Five Notable Arguments Worth Paying Attention to in STG Logistics’ LMT Litigation
Ian Feng, J.D. - Senior Covenant Analyst, Covenant Review
15 September 2025
Insights into STG Logistics’ LMT litigation and its implications for sacred rights, Serta blockers, no‑action clauses, structural subordination, and funding mechanics, including:
- Why this case matters now: Understand how STG’s New York LMT lawsuit could shape the next wave of liability management tactics across the loan market.
- Sacred rights vs. workarounds: See how tweaking grace periods to “turn off” cash interest collides with sacred-right protections—and what Mitel means for drafting.
- Serta blockers under fire: Learn how “effect of” language and broad subordination concepts may capture structural uptiering, not just lien/payment priority.
- Standing and no-action clauses: Uncover when lenders can sue despite agent control—futility arguments, Beal precedent, and implications for BSL holders.
- Funding mechanics decoded: Clarify whether “internally generated funds” can include intercompany loans—and why that reading could make or break future buybacks.
The Bottom Line™️
- STG Logistics engaged in a liability management transaction in October 2024 which included drop–down, uptiering, and double dip components.
- Certain holdout lenders commenced litigation against the company in January 2025, with a motion to dismiss filed in March 2025, and oral arguments held in August 2025.
- The case has caught the attention of the market at large as it touches on a number of issues relevant to liability management practice.

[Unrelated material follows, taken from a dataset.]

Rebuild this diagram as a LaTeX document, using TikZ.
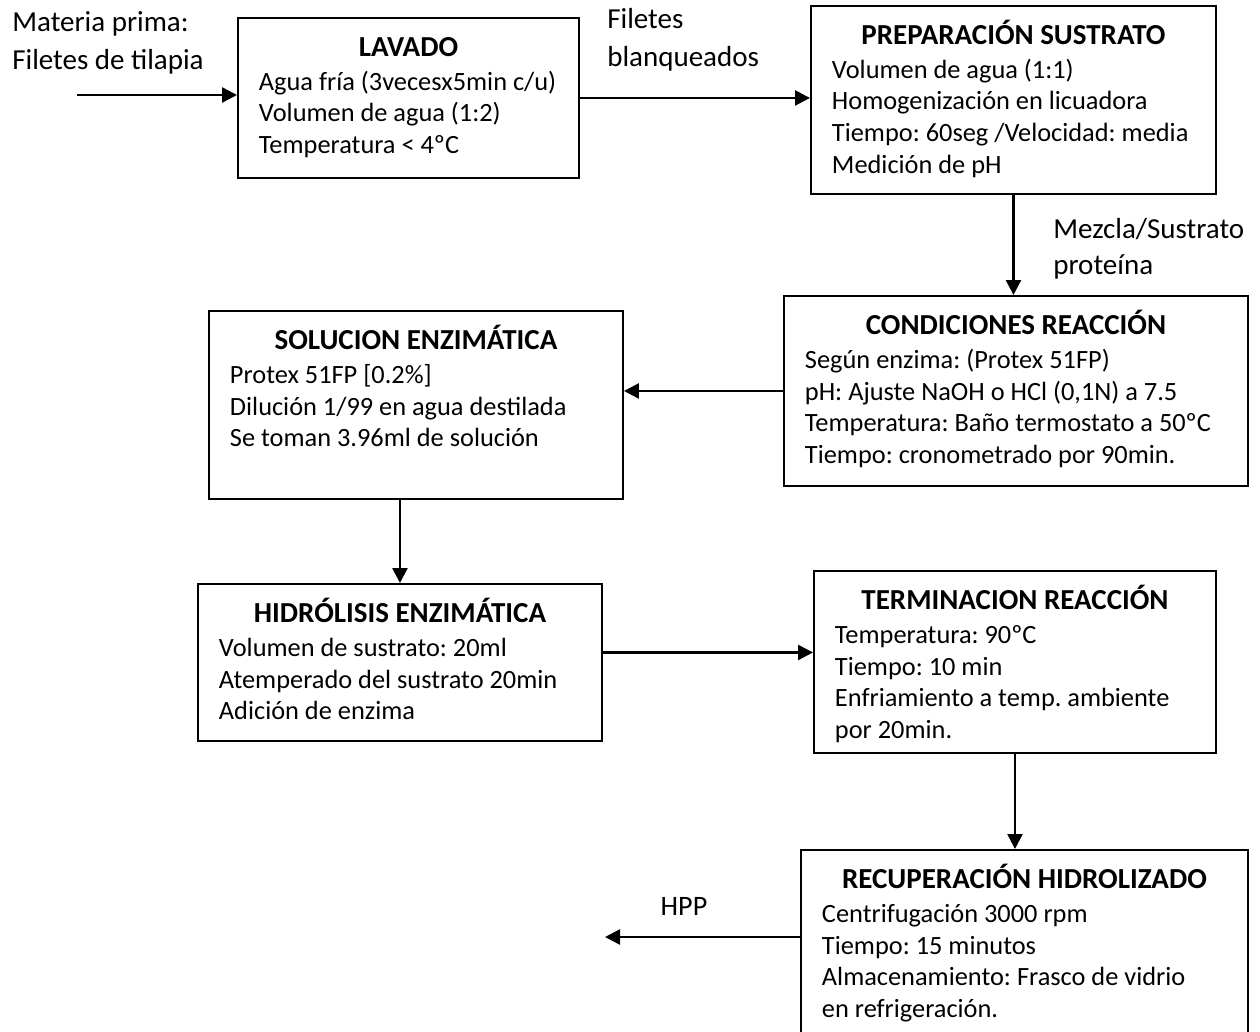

- In advance of an expected decision on the motion to dismiss in the near term, we discuss five arguments raised in the course of the litigation and their potential implications on LMTs going forward.
Overview
STG Logistics (the “Company” or “STG”) and its ongoing litigation with certain creditors has caught the attention of the broader market in recent months, unsurprisingly so given that the case addresses a liability management transaction—the boogeyman of investors everywhere. STG’s transaction (the “LMT”)—which closed in October 2024—was a complex mélange of J. Crew-style asset drop-downs, unrestricted subsidiary debt issuances, multiple tiers within the new debt, coercive exchange mechanics, and even a double dip component. Though the LMT was supported by a wide range of creditors, two holdouts—Siemens and Axos (the “Plaintiffs”)—did not participate and sued the Company, the administrative agent (Antares Capital) and majority participating lenders (the “Defendants”) in the Supreme Court of the State of New York, New York County (the “Court”)1 on January 30, 2025 via an amended complaint (the “Amended Complaint”).